The people who do the work do the estimates and help each other with T shaped cross-functional skills and grow together. Trust is increased, transparency is maintained. It is in line with the Agile manifesto of people before processes (note that processes still exist but the order is people first)

That is why i like it. It is a good tool if used properly. But as you can see the problem with Scrum is that it can very easily be used incorrectly or partially. It’s supposed simplicity is very misleading. It is only simple after you get its guiding spirit and logic.

It gives the impression that it is easy to implement, if i personally didn’t take the courses and certifications to dig deeper i wouldn’t have understood what i was doing wrong with it.
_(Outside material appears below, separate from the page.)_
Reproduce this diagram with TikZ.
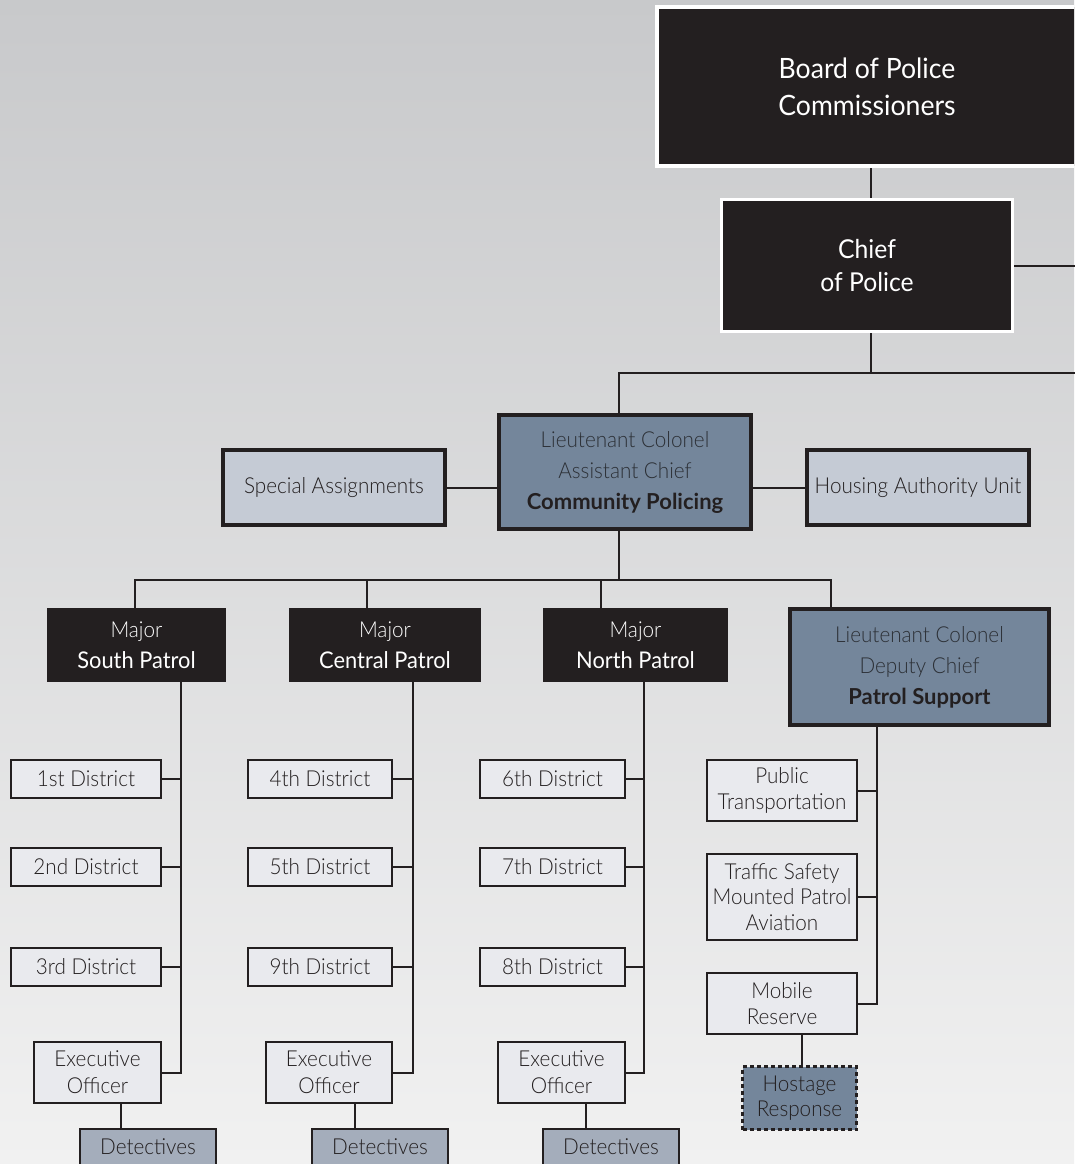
\documentclass[tikz,border=0pt]{standalone}
\usepackage{fontspec}
\setmainfont{Lato}
\newfontfamily\regf{Lato}[FakeStretch=0.95]
\IfFontExistsTF{Lato Light}{\newfontfamily\lightf{Lato Light}[FakeStretch=0.94]}{\newfontfamily\lightf{Lato}[FakeStretch=0.9]}
\usetikzlibrary{backgrounds}
\definecolor{dark}{HTML}{231F20}
\definecolor{bgtop}{HTML}{C8C9CB}
\definecolor{bgbot}{HTML}{F1F1F1}
\definecolor{slate}{HTML}{74869B}
\definecolor{pale}{HTML}{C5CBD5}
\definecolor{distfill}{HTML}{E9EAEE}
\definecolor{detfill}{HTML}{A4ADBB}
\definecolor{slatetext}{HTML}{2C3036}
\tikzset{
  box/.style={rectangle, inner sep=0pt, outer sep=0pt, align=center, text=dark},
  blackbox/.style={box, fill=dark, text=white},
  whiteedge/.style={blackbox, draw=white},
  heavybox/.style={box, draw=dark, line width=4pt, fill=slate},
  palebox/.style={box, draw=dark, line width=4pt, fill=pale},
  thinbox/.style={box, draw=dark, line width=2pt, fill=distfill},
  detbox/.style={box, draw=dark, line width=2pt, fill=detfill},
  hostbox/.style={box, draw=dark, line width=3pt, dash pattern=on 4pt off 3pt, fill=slate},
  conn/.style={draw=dark, line width=2pt},
  fbig/.style={font=\regf\fontsize{28}{37}\selectfont},
  fchief/.style={font=\regf\fontsize{26}{33}\selectfont},
  flight/.style={font=\lightf\fontsize{22}{31}\selectfont},
  fsmall/.style={font=\lightf\fontsize{22}{25.5}\selectfont},
  fexec/.style={font=\lightf\fontsize{22}{27}\selectfont},
}
\newcommand{\majtext}[1]{{\lightf Major}\\{\regf\fontsize{23}{31}\selectfont #1}}
\begin{document}
\begin{tikzpicture}[x=1pt,y=-1pt]
\useasboundingbox (0,0) rectangle (1074,1164);
\clip (0,0) rectangle (1074,1164);

% nodes
\node[whiteedge, line width=4pt, fbig, minimum width=420pt, minimum height=159pt] (board) at (867,86.5) {\raisebox{-2pt}{Board of Police}\\\raisebox{-2pt}{Commissioners}};
\node[whiteedge, line width=3pt, fchief, minimum width=291pt, minimum height=132pt] (chief) at (867,265.5) {Chief\\of Police};
\node[heavybox, flight, text=slatetext, minimum width=252pt, minimum height=114pt] (cp) at (625,472) {Lieutenant Colonel\\Assistant Chief\\{\normalfont\bfseries\fontsize{22}{31}\selectfont\color{dark}Community Policing}};
\node[palebox, flight, minimum width=222pt, minimum height=75pt] (sa) at (334,487.5) {Special Assignments};
\node[palebox, flight, minimum width=222pt, minimum height=75pt] (hau) at (918,487.5) {Housing Authority Unit};

\node[blackbox, flight, minimum width=179pt, minimum height=74pt] (south) at (136.5,645) {\majtext{South Patrol}};
\node[blackbox, flight, minimum width=192pt, minimum height=74pt] (central) at (385,645) {\majtext{Central Patrol}};
\node[blackbox, flight, minimum width=185pt, minimum height=74pt] (north) at (635.5,645) {\majtext{North Patrol}};
\node[heavybox, flight, text=slatetext, minimum width=259pt, minimum height=116pt] (ps) at (919.5,667) {Lieutenant Colonel\\Deputy Chief\\{\normalfont\bfseries\fontsize{22}{31}\selectfont\color{dark}Patrol Support}};

% districts
\node[thinbox, flight, minimum width=150pt, minimum height=38pt] (d1) at (86,779) {1st District};
\node[thinbox, flight, minimum width=150pt, minimum height=38pt] (d2) at (86,867) {2nd District};
\node[thinbox, flight, minimum width=150pt, minimum height=38pt] (d3) at (86,967) {3rd District};
\node[thinbox, flight, minimum width=144pt, minimum height=38pt] (d4) at (320,779) {4th District};
\node[thinbox, flight, minimum width=144pt, minimum height=38pt] (d5) at (320,867) {5th District};
\node[thinbox, flight, minimum width=144pt, minimum height=38pt] (d9) at (320,967) {9th District};
\node[thinbox, flight, minimum width=145pt, minimum height=38pt] (d6) at (552.5,779) {6th District};
\node[thinbox, flight, minimum width=145pt, minimum height=38pt] (d7) at (552.5,867) {7th District};
\node[thinbox, flight, minimum width=145pt, minimum height=38pt] (d8) at (552.5,967) {8th District};

% executive officers and detectives
\node[thinbox, fexec, minimum width=127pt, minimum height=61pt] (exS) at (97.5,1072.5) {Executive\\Officer};
\node[thinbox, fexec, minimum width=126pt, minimum height=61pt] (exC) at (329,1072.5) {Executive\\Officer};
\node[thinbox, fexec, minimum width=127pt, minimum height=61pt] (exN) at (561.5,1072.5) {Executive\\Officer};
\node[detbox, flight, minimum width=136pt, minimum height=36pt] (detS) at (148,1147) {Detectives};
\node[detbox, flight, minimum width=136pt, minimum height=36pt] (detC) at (380,1147) {Detectives};
\node[detbox, flight, minimum width=136pt, minimum height=36pt] (detN) at (611,1147) {Detectives};

% patrol support units
\node[thinbox, fsmall, minimum width=150pt, minimum height=61pt] (pt) at (782,790.5) {Public\\Transportation};
\node[thinbox, fsmall, minimum width=150pt, minimum height=86pt] (tr) at (782,897) {Traffic Safety\\Mounted Patrol\\Aviation};
\node[thinbox, fsmall, minimum width=150pt, minimum height=61pt] (mob) at (782,1003.5) {Mobile\\Reserve};
\node[hostbox, fsmall, minimum width=114pt, minimum height=63pt] (host) at (799.5,1098) {Hostage\\Response};

% helper coordinates
\coordinate (redge) at (1080,0);
\coordinate (cx) at (871,0);
\coordinate (bus1) at (619,373);
\coordinate (bus2) at (619,580);
\coordinate (dS) at (135,580);
\coordinate (dC) at (367,580);
\coordinate (dN) at (601,580);
\coordinate (dP) at (831,580);
\coordinate (sS) at (181,0);
\coordinate (sC) at (413,0);
\coordinate (sN) at (644,0);
\coordinate (sP) at (877,0);
\coordinate (eS) at (121,0);
\coordinate (eC) at (355,0);
\coordinate (eN) at (586,0);
\coordinate (hx) at (802,0);

\begin{scope}[on background layer]
\shade[top color=bgtop, bottom color=bgbot] (0,0) rectangle (1074,1164);
\draw[conn] (board.south -| cx) -- (chief.north -| cx);
\draw[conn] (chief.east) -- (chief.east -| redge);
\draw[conn] (chief.south -| cx) -- (cx |- bus1);
\draw[conn] (bus1 -| redge) -- (bus1) -- (cp.north -| bus1);
\draw[conn] (sa.east) -- (sa.east -| cp.west);
\draw[conn] (cp.east |- hau.west) -- (hau.west);
\draw[conn] (cp.south -| bus2) -- (bus2);
\draw[conn] (south.north -| dS) -- (dS) -- (dP) -- (ps.north -| dP);
\draw[conn] (dC) -- (central.north -| dC);
\draw[conn] (dN) -- (north.north -| dN);
% south column
\draw[conn] (south.south -| sS) |- (exS.east);
\foreach \d in {d1,d2,d3} \draw[conn] (\d.east) -- (\d.east -| sS);
\draw[conn] (exS.south -| eS) -- (detS.north -| eS);
% central column
\draw[conn] (central.south -| sC) |- (exC.east);
\foreach \d in {d4,d5,d9} \draw[conn] (\d.east) -- (\d.east -| sC);
\draw[conn] (exC.south -| eC) -- (detC.north -| eC);
% north column
\draw[conn] (north.south -| sN) |- (exN.east);
\foreach \d in {d6,d7,d8} \draw[conn] (\d.east) -- (\d.east -| sN);
\draw[conn] (exN.south -| eN) -- (detN.north -| eN);
% patrol support column
\draw[conn] (ps.south -| sP) |- (mob.east);
\foreach \d in {pt,tr} \draw[conn] (\d.east) -- (\d.east -| sP);
\draw[conn] (mob.south -| hx) -- (host.north -| hx);
\end{scope}
\end{tikzpicture}
\end{document}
So this is an issue. But on the other hand, if someone wants to be a Scrum Master or Product Owner, then it is also reasonable to assume that he/she will want to get properly trained and certified on the subject matter if the current version of Scrum being used just isn’t yielding the best outcomes.

Now that i shared and explained why i am a proponent, do i think Scrum is for everyone and every project ? No i don’t. It is just a tool. A hammer must be used properly and a hammer can’t be used for everything, same with Scrum.

Some well performing teams won’t need it, they already have an efficient way of communicating. Many great projects were done without Scrum.

Some projects won’t need it as they are clearly defined enough before hand, Waterfall is better suited for those.

But when the team and project scenarios are compatible for Scrum, Scrum can help definitely. It becomes advantageous.

It enables an organized, human centric, repeatable, and feedback loop work system to incrementally create, with good quality and without breaking people, complicated long running projects with a vague initial scope.

That’s a mouthful but that’s cool also.

So what is the problem with Scrum?

In my opinion there is no problem, it is one of the good useful management tools if used properly and when actually needed.